▶ **Exercise objective**
Extract the lines of the material below, beginning with the first and ending with the line that holds "W, H = 323, 344". Skip every picture.

▶ **Dataset content**

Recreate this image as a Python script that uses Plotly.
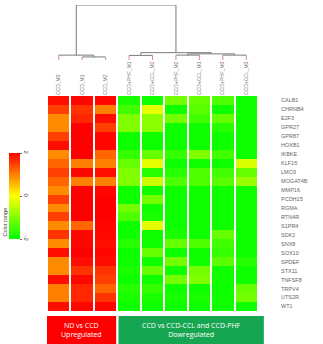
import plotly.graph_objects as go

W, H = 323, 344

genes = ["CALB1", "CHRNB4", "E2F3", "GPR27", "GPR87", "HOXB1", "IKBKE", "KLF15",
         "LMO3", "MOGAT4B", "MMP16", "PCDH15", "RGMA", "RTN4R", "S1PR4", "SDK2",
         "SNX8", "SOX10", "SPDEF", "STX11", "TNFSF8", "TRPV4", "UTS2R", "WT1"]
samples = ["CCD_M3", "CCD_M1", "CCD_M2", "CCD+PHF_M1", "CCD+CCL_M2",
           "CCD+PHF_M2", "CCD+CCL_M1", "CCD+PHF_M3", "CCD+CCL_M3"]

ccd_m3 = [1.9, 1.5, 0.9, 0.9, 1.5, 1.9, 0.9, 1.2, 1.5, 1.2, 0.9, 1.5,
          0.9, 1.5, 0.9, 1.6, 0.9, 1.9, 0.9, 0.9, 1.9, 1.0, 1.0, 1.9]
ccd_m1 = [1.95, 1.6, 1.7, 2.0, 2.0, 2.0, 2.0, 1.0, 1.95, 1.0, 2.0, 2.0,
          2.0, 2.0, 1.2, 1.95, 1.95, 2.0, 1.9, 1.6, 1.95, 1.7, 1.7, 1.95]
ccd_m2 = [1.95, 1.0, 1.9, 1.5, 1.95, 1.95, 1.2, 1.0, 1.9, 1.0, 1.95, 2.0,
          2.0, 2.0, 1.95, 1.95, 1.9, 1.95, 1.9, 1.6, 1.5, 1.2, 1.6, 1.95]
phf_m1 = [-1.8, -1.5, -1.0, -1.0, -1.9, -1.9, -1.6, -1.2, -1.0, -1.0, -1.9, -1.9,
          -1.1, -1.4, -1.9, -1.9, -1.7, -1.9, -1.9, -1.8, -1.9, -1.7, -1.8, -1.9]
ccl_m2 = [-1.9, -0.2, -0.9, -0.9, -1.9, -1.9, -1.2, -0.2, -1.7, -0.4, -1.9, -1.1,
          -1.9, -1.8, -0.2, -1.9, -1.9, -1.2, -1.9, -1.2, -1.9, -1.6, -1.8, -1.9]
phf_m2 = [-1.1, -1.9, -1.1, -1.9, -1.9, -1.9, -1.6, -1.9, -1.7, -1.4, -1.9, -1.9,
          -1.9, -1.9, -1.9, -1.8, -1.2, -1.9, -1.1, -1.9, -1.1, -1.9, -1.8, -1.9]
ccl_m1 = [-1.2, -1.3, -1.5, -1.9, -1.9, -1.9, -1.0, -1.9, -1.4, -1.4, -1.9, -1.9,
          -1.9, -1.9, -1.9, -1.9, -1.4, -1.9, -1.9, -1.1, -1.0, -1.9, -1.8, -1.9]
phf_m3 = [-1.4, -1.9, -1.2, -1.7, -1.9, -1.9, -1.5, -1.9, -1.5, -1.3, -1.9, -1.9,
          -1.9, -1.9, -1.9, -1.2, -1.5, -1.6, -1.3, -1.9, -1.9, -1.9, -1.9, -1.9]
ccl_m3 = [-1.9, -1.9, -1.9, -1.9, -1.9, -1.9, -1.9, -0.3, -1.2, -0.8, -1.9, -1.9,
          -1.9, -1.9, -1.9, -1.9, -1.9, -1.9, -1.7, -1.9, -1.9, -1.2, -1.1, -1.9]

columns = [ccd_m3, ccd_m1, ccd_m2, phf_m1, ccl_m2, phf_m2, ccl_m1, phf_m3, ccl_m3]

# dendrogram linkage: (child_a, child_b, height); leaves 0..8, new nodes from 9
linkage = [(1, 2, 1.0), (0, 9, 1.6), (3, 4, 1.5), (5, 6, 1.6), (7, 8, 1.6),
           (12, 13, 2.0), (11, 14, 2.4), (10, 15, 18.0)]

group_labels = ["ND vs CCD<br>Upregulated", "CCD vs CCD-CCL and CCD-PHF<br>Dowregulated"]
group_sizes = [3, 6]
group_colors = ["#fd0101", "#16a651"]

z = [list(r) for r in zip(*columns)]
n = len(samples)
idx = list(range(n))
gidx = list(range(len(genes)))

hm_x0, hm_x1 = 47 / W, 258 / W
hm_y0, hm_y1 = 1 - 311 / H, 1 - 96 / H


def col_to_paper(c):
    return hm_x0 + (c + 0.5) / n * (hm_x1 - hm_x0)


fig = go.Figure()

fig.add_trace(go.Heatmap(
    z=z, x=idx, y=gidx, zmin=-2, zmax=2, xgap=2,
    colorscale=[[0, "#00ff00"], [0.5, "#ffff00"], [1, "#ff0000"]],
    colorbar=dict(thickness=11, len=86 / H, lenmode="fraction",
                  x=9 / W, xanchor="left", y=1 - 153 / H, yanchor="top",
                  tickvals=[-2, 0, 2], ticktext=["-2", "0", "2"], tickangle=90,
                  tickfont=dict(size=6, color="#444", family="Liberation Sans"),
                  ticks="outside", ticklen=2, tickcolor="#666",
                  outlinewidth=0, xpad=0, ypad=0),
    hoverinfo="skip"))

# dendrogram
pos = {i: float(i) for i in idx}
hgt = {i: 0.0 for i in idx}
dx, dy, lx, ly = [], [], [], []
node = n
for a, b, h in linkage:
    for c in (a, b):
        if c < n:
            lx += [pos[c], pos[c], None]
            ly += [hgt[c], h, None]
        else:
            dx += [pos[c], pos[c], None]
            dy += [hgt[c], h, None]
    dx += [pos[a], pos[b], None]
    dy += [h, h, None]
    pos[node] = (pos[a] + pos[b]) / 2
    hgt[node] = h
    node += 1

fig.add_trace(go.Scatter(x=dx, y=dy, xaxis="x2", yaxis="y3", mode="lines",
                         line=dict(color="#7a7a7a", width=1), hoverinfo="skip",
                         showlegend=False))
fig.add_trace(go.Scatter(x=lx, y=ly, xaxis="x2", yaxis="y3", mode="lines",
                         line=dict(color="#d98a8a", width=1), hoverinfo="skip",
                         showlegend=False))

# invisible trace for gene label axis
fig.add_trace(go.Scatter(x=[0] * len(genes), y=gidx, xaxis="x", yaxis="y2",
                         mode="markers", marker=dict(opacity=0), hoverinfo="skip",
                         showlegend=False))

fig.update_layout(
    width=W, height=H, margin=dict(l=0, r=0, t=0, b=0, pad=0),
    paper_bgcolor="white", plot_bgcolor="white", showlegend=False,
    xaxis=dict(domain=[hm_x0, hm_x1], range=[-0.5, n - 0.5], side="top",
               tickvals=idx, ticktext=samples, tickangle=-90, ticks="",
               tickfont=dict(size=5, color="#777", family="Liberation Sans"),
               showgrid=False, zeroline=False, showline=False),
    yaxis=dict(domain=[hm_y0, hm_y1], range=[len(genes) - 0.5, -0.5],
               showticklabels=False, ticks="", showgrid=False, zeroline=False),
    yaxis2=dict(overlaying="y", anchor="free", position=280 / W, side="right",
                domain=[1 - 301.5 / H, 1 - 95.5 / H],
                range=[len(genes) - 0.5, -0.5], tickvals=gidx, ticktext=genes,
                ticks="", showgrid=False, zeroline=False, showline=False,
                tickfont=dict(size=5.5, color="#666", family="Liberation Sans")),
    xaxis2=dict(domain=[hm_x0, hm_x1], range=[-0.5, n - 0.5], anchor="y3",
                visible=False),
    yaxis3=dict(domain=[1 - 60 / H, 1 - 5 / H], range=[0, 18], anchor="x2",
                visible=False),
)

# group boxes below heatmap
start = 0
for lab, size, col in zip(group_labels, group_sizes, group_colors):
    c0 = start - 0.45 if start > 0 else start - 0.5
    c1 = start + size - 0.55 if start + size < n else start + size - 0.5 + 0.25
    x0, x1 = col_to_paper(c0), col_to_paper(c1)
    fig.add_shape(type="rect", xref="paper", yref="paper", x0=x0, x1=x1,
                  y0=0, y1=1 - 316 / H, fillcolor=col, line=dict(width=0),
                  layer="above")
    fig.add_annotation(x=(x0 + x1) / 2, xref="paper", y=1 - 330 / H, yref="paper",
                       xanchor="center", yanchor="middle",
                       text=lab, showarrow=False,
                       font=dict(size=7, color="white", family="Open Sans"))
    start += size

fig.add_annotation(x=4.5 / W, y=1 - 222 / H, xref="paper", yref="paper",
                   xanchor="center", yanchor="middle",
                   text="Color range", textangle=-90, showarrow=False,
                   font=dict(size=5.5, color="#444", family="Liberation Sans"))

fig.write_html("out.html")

▶ **Full response**
Recreate this image as a Python script that uses Plotly.
import plotly.graph_objects as go

W, H = 323, 344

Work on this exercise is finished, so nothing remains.